# [WHAT NEEDS TO BE DONE]
Print the entries in full, word for word, but not the pictures.

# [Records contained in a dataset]
========================================

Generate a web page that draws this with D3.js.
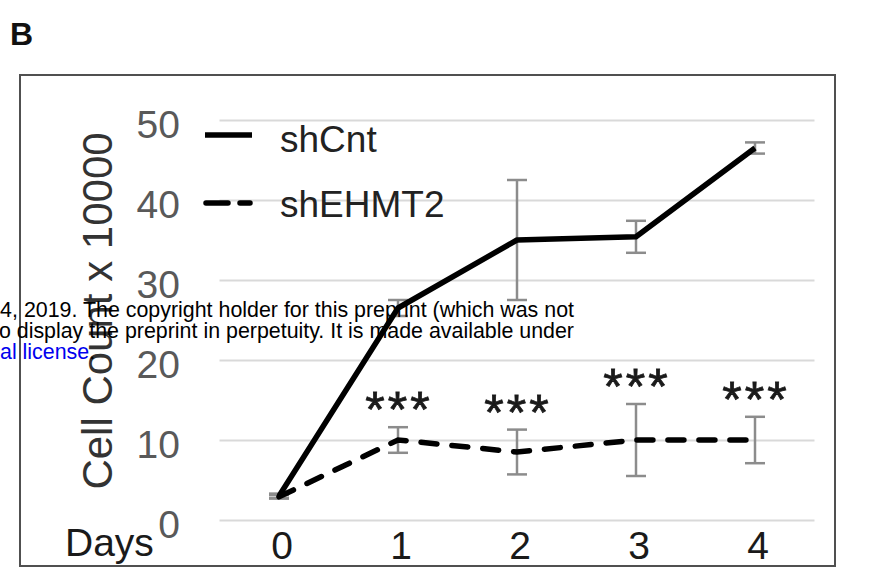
<!DOCTYPE html>
<html>
<head>
<meta charset="utf-8">
<script src="https://cdn.jsdelivr.net/npm/d3@7"></script>
<style>
  html, body { margin: 0; padding: 0; background: #fff; }
  svg { display: block; font-family: "Liberation Sans", Arial, sans-serif; }
</style>
</head>
<body>
<svg id="chart" width="872" height="567"></svg>
<script>
// Cell growth after knock-down, cell count (x 10000) per day
const days = [0, 1, 2, 3, 4];
const shCnt = [3.0, 26.5, 35.0, 35.4, 46.5];
const shCntErr = [0.3, 1.0, 7.5, 2.0, 0.7];
const shEHMT2 = [2.9, 10.0, 8.5, 10.0, 10.0];
const shEHMT2Err = [0.2, 1.6, 2.8, 4.5, 2.9];
const significance = ["", "***", "***", "***", "***"];
const yTicks = [0, 10, 20, 30, 40, 50];
const seriesNames = ["shCnt", "shEHMT2"];

const svg = d3.select("#chart");

// panel letter
svg.append("text").attr("x", 10).attr("y", 45)
  .attr("font-size", 32).attr("font-weight", "bold").attr("fill", "#111")
  .text("B");

// outer frame
svg.append("rect").attr("x", 20).attr("y", 75).attr("width", 815).attr("height", 491)
  .attr("fill", "none").attr("stroke", "#505050").attr("stroke-width", 2);

const x = d3.scaleBand().domain(days).range([219.5, 814.5]).padding(0);
const cx = d => x(d) + x.bandwidth() / 2;
const y = d3.scaleLinear().domain([0, 50]).range([520, 120]);

// horizontal gridlines
const yAxis = d3.axisLeft(y).tickValues(yTicks).tickSize(-(814.5 - 219.5)).tickFormat("");
const gGrid = svg.append("g").attr("transform", "translate(219.5,0)").call(yAxis);
gGrid.select(".domain").remove();
gGrid.selectAll(".tick line").attr("stroke", "#d9d9d9").attr("stroke-width", 2);

// y tick labels
svg.append("g").selectAll("text").data(yTicks).join("text")
  .attr("x", 180).attr("y", d => y(d) + 18)
  .attr("text-anchor", "end").attr("font-size", 39).attr("fill", "#595959")
  .text(d => d);

// x tick labels
svg.append("g").selectAll("text").data(days).join("text")
  .attr("x", d => cx(d) + 3).attr("y", 559)
  .attr("text-anchor", "middle").attr("font-size", 39).attr("fill", "#1a1a1a")
  .text(d => d);

// axis titles
svg.append("text").attr("x", 65).attr("y", 556)
  .attr("font-size", 39).attr("fill", "#1a1a1a").text("Days");
svg.append("text")
  .attr("transform", "translate(112,311) rotate(-90)")
  .attr("text-anchor", "middle").attr("font-size", 42).attr("fill", "#333")
  .text("Cell Count x 10000");

// error bars
function errorBars(vals, errs) {
  const g = svg.append("g").attr("stroke", "#8c8c8c").attr("stroke-width", 2.5).attr("fill", "none");
  days.forEach((d, i) => {
    const x0 = cx(d), lo = y(vals[i] - errs[i]), hi = y(vals[i] + errs[i]);
    g.append("line").attr("x1", x0).attr("x2", x0).attr("y1", lo).attr("y2", hi);
    g.append("line").attr("x1", x0 - 10).attr("x2", x0 + 10).attr("y1", lo).attr("y2", lo);
    g.append("line").attr("x1", x0 - 10).attr("x2", x0 + 10).attr("y1", hi).attr("y2", hi);
  });
}
errorBars(shCnt, shCntErr);
errorBars(shEHMT2, shEHMT2Err);

// series lines
const line = d3.line().x((d, i) => cx(days[i])).y(d => y(d));
svg.append("path").datum(shCnt).attr("d", line)
  .attr("fill", "none").attr("stroke", "#000").attr("stroke-width", 5.5)
  .attr("stroke-linejoin", "round");
svg.append("path").datum(shEHMT2).attr("d", line)
  .attr("fill", "none").attr("stroke", "#000").attr("stroke-width", 5.5)
  .attr("stroke-linecap", "round").attr("stroke-dasharray", "16,15");

// significance marks above shEHMT2 error bars
svg.append("g").selectAll("text").data(days).join("text")
  .attr("x", d => cx(d) + 1)
  .attr("y", (d, i) => y(shEHMT2[i] + shEHMT2Err[i]))
  .attr("text-anchor", "middle").attr("font-size", 50).attr("letter-spacing", 3)
  .attr("fill", "#1a1a1a").attr("stroke", "#1a1a1a").attr("stroke-width", 0.8)
  .text((d, i) => significance[i]);

// legend
const leg = svg.append("g");
leg.append("line").attr("x1", 205).attr("x2", 252).attr("y1", 135).attr("y2", 135)
  .attr("stroke", "#000").attr("stroke-width", 5.5);
leg.append("line").attr("x1", 206).attr("x2", 250).attr("y1", 203).attr("y2", 203)
  .attr("stroke", "#000").attr("stroke-width", 5.5)
  .attr("stroke-linecap", "round").attr("stroke-dasharray", "22,12");
leg.selectAll("text.name").data(seriesNames).join("text").attr("class", "name")
  .attr("x", 280).attr("y", (d, i) => i === 0 ? 152 : 217)
  .attr("font-size", 37).attr("fill", "#222")
  .text(d => d);

// preprint header lines overlapping the figure
const hdr = svg.append("g").attr("font-size", 21.4).attr("fill", "#000");
hdr.append("text").attr("x", 574).attr("y", 317).attr("text-anchor", "end")
  .text("4, 2019. The copyright holder for this preprint (which was not");
hdr.append("text").attr("x", 574).attr("y", 338).attr("text-anchor", "end")
  .text("o display the preprint in perpetuity. It is made available under");
const l3 = hdr.append("text").attr("x", 0).attr("y", 359);
l3.append("tspan").attr("fill", "#0000ee").text("al license");
l3.append("tspan").text(".");
</script>
</body>
</html>
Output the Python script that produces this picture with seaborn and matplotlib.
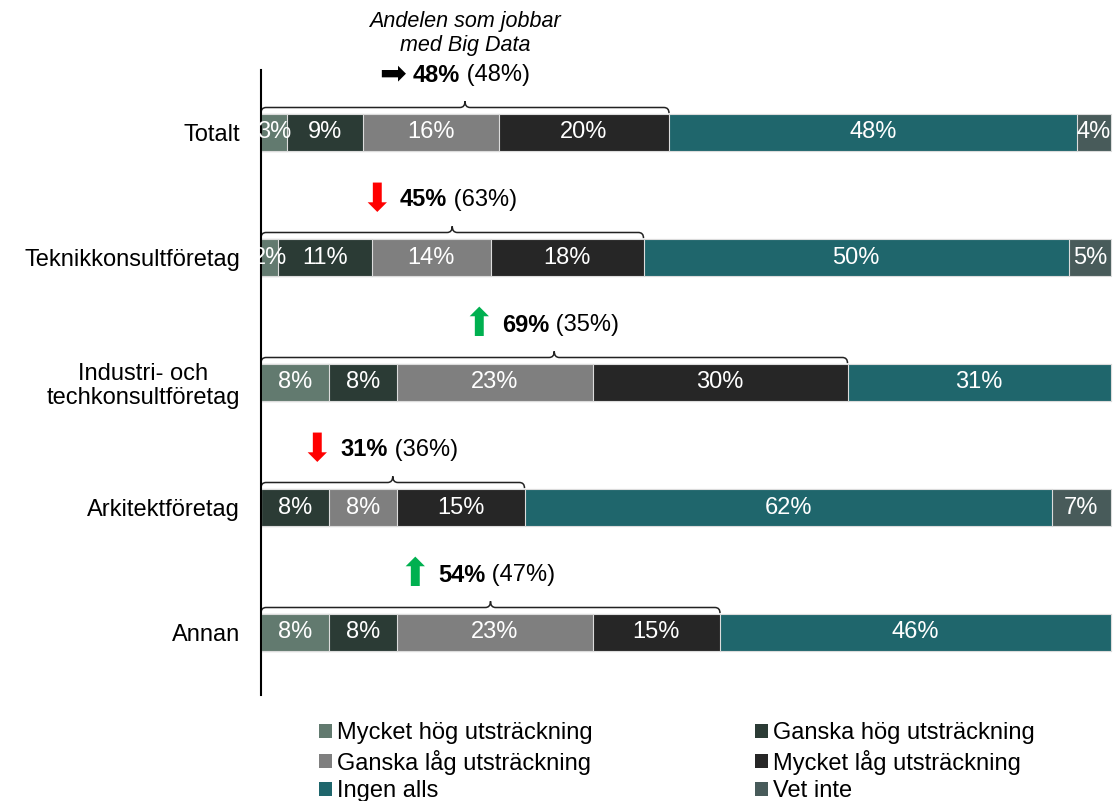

========================================

# [WORKED SOLUTION]
Generate a web page that draws this with D3.js.
<!DOCTYPE html>
<html>
<head>
<meta charset="utf-8">
<script src="https://cdn.jsdelivr.net/npm/d3@7"></script>
<style>
  html, body { margin: 0; padding: 0; background: #fff; }
  svg { display: block; font-family: "Liberation Sans", Arial, sans-serif; }
</style>
</head>
<body>
<svg id="chart" width="872" height="567"></svg>
<script>
// Cell growth after knock-down, cell count (x 10000) per day
const days = [0, 1, 2, 3, 4];
const shCnt = [3.0, 26.5, 35.0, 35.4, 46.5];
const shCntErr = [0.3, 1.0, 7.5, 2.0, 0.7];
const shEHMT2 = [2.9, 10.0, 8.5, 10.0, 10.0];
const shEHMT2Err = [0.2, 1.6, 2.8, 4.5, 2.9];
const significance = ["", "***", "***", "***", "***"];
const yTicks = [0, 10, 20, 30, 40, 50];
const seriesNames = ["shCnt", "shEHMT2"];

const svg = d3.select("#chart");

// panel letter
svg.append("text").attr("x", 10).attr("y", 45)
  .attr("font-size", 32).attr("font-weight", "bold").attr("fill", "#111")
  .text("B");

// outer frame
svg.append("rect").attr("x", 20).attr("y", 75).attr("width", 815).attr("height", 491)
  .attr("fill", "none").attr("stroke", "#505050").attr("stroke-width", 2);

const x = d3.scaleBand().domain(days).range([219.5, 814.5]).padding(0);
const cx = d => x(d) + x.bandwidth() / 2;
const y = d3.scaleLinear().domain([0, 50]).range([520, 120]);

// horizontal gridlines
const yAxis = d3.axisLeft(y).tickValues(yTicks).tickSize(-(814.5 - 219.5)).tickFormat("");
const gGrid = svg.append("g").attr("transform", "translate(219.5,0)").call(yAxis);
gGrid.select(".domain").remove();
gGrid.selectAll(".tick line").attr("stroke", "#d9d9d9").attr("stroke-width", 2);

// y tick labels
svg.append("g").selectAll("text").data(yTicks).join("text")
  .attr("x", 180).attr("y", d => y(d) + 18)
  .attr("text-anchor", "end").attr("font-size", 39).attr("fill", "#595959")
  .text(d => d);

// x tick labels
svg.append("g").selectAll("text").data(days).join("text")
  .attr("x", d => cx(d) + 3).attr("y", 559)
  .attr("text-anchor", "middle").attr("font-size", 39).attr("fill", "#1a1a1a")
  .text(d => d);

// axis titles
svg.append("text").attr("x", 65).attr("y", 556)
  .attr("font-size", 39).attr("fill", "#1a1a1a").text("Days");
svg.append("text")
  .attr("transform", "translate(112,311) rotate(-90)")
  .attr("text-anchor", "middle").attr("font-size", 42).attr("fill", "#333")
  .text("Cell Count x 10000");

// error bars
function errorBars(vals, errs) {
  const g = svg.append("g").attr("stroke", "#8c8c8c").attr("stroke-width", 2.5).attr("fill", "none");
  days.forEach((d, i) => {
    const x0 = cx(d), lo = y(vals[i] - errs[i]), hi = y(vals[i] + errs[i]);
    g.append("line").attr("x1", x0).attr("x2", x0).attr("y1", lo).attr("y2", hi);
    g.append("line").attr("x1", x0 - 10).attr("x2", x0 + 10).attr("y1", lo).attr("y2", lo);
    g.append("line").attr("x1", x0 - 10).attr("x2", x0 + 10).attr("y1", hi).attr("y2", hi);
  });
}
errorBars(shCnt, shCntErr);
errorBars(shEHMT2, shEHMT2Err);

// series lines
const line = d3.line().x((d, i) => cx(days[i])).y(d => y(d));
svg.append("path").datum(shCnt).attr("d", line)
  .attr("fill", "none").attr("stroke", "#000").attr("stroke-width", 5.5)
  .attr("stroke-linejoin", "round");
svg.append("path").datum(shEHMT2).attr("d", line)
  .attr("fill", "none").attr("stroke", "#000").attr("stroke-width", 5.5)
  .attr("stroke-linecap", "round").attr("stroke-dasharray", "16,15");

// significance marks above shEHMT2 error bars
svg.append("g").selectAll("text").data(days).join("text")
  .attr("x", d => cx(d) + 1)
  .attr("y", (d, i) => y(shEHMT2[i] + shEHMT2Err[i]))
  .attr("text-anchor", "middle").attr("font-size", 50).attr("letter-spacing", 3)
  .attr("fill", "#1a1a1a").attr("stroke", "#1a1a1a").attr("stroke-width", 0.8)
  .text((d, i) => significance[i]);

// legend
const leg = svg.append("g");
leg.append("line").attr("x1", 205).attr("x2", 252).attr("y1", 135).attr("y2", 135)
  .attr("stroke", "#000").attr("stroke-width", 5.5);
leg.append("line").attr("x1", 206).attr("x2", 250).attr("y1", 203).attr("y2", 203)
  .attr("stroke", "#000").attr("stroke-width", 5.5)
  .attr("stroke-linecap", "round").attr("stroke-dasharray", "22,12");
leg.selectAll("text.name").data(seriesNames).join("text").attr("class", "name")
  .attr("x", 280).attr("y", (d, i) => i === 0 ? 152 : 217)
  .attr("font-size", 37).attr("fill", "#222")
  .text(d => d);

// preprint header lines overlapping the figure
const hdr = svg.append("g").attr("font-size", 21.4).attr("fill", "#000");
hdr.append("text").attr("x", 574).attr("y", 317).attr("text-anchor", "end")
  .text("4, 2019. The copyright holder for this preprint (which was not");
hdr.append("text").attr("x", 574).attr("y", 338).attr("text-anchor", "end")
  .text("o display the preprint in perpetuity. It is made available under");
const l3 = hdr.append("text").attr("x", 0).attr("y", 359);
l3.append("tspan").attr("fill", "#0000ee").text("al license");
l3.append("tspan").text(".");
</script>
</body>
</html>
Output the Python script that produces this picture with seaborn and matplotlib.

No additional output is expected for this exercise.